Morning Writing vs. Evening Writing: A Duel

When is the perfect time to write?

Trick question. But while there’s no perfect time, different parts of the day do have different advantages. I’ve tried many, and I’ve gone back and forth on which one feels best for me overall.

Morning writing looks best on paper. Just get up and get to work, before the daily concerns of life can derail your creative process. Wake up with a shower, eat a decent breakfast, and sit down at the computer with a clear, fresh mind. Knock out several pages, then tend to the rest of the day secure in the knowledge that you’ve already accomplished some solid writing.

But it doesn’t always go that smoothly, at least not in my case. I have a day job, so in order to give myself sufficient writing time, I would have to wake up around 5:30 a.m. or so. I tried that for a while. Some mornings went well. Others got off to a sluggish start, and by the time I was starting to build some decent momentum, it was time to stop and shift to my other work day.
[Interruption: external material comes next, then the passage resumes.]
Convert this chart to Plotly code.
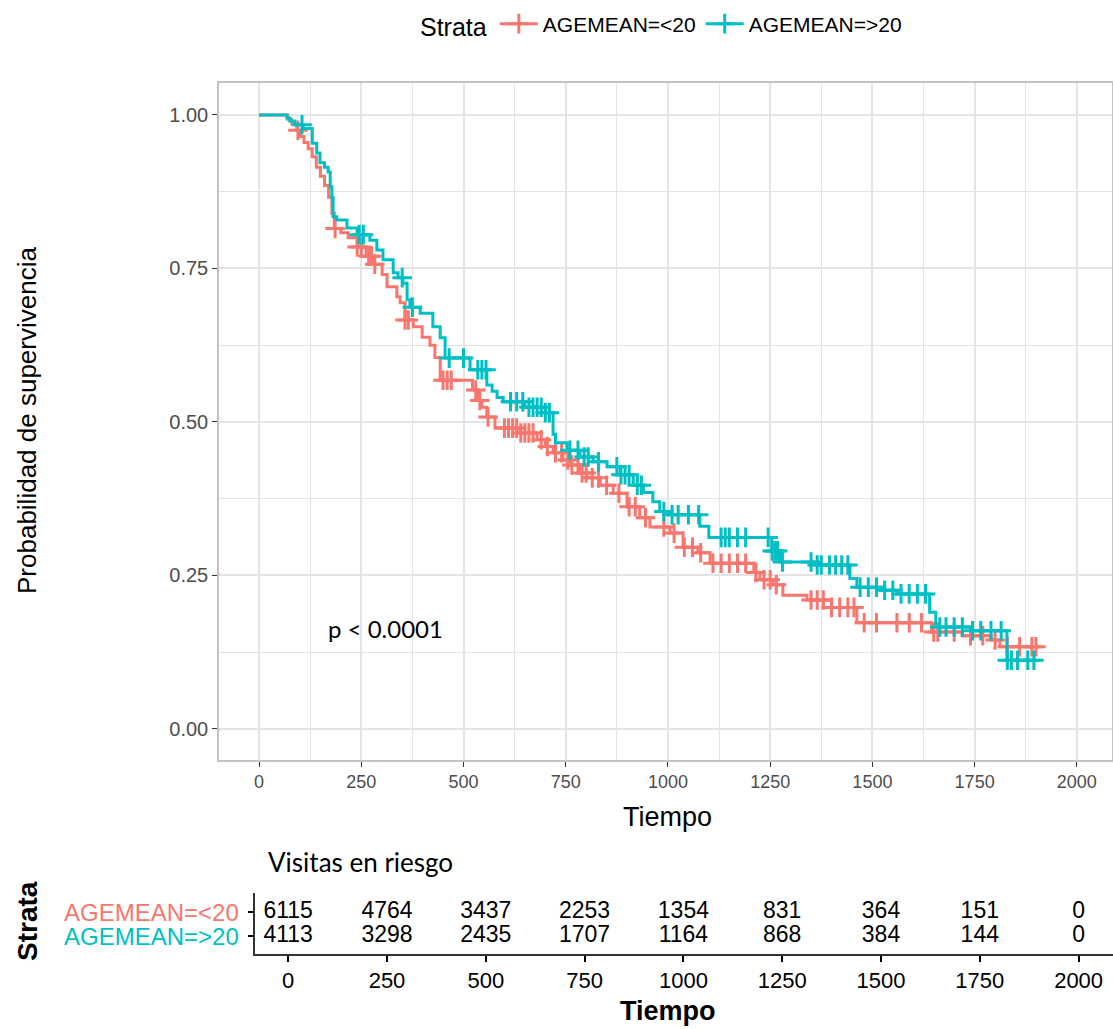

Then, after work, I was often so tired that I’d crash by about 9-9:30.

On the plus side, I got some of the best sleep of my life. But I’m really not wired to be a morning person. It’s nice to know that I can get myself up super-early on occasion, if the need arises, but it wasn’t optimal use of my time or energy levels.

Evening writing is a riskier affair. The pessimistic view is that you’re putting writing at the mercy of how the day went. A rough day can wreck the night, and there’s increased temptation to drink too much caffeine too late in the day. I’m certainly guilty of letting myself get derailed for a variety of reasons, but it’s always ultimately my own fault. When I focus on the key advantage of night writing, the results are much better.

That key advantage: I’ve already done absolutely everything else I needed to do that day. All other commitments are cleared out, and the book becomes the only thing I need to focus on.

This usually gets me a longer stretch of writing time compared to trying to cram in some morning writing. I’ll finish my day job, take a dinner break, read for an hour or so, and then there’s still plenty of night left for writing.

I can sneak some additional work in other parts of the day. An unfocused morning can still yield some productive brainstorming, and afternoons (on my days off, at least) are sometimes good for editing. But those are simply nice bonuses. For me, in my subjective experience, nights are when the best work tends to happen.

Then again, I don’t think I’ve ever tried writing at 3 a.m. Maybe that’s the top-secret perfect writing time?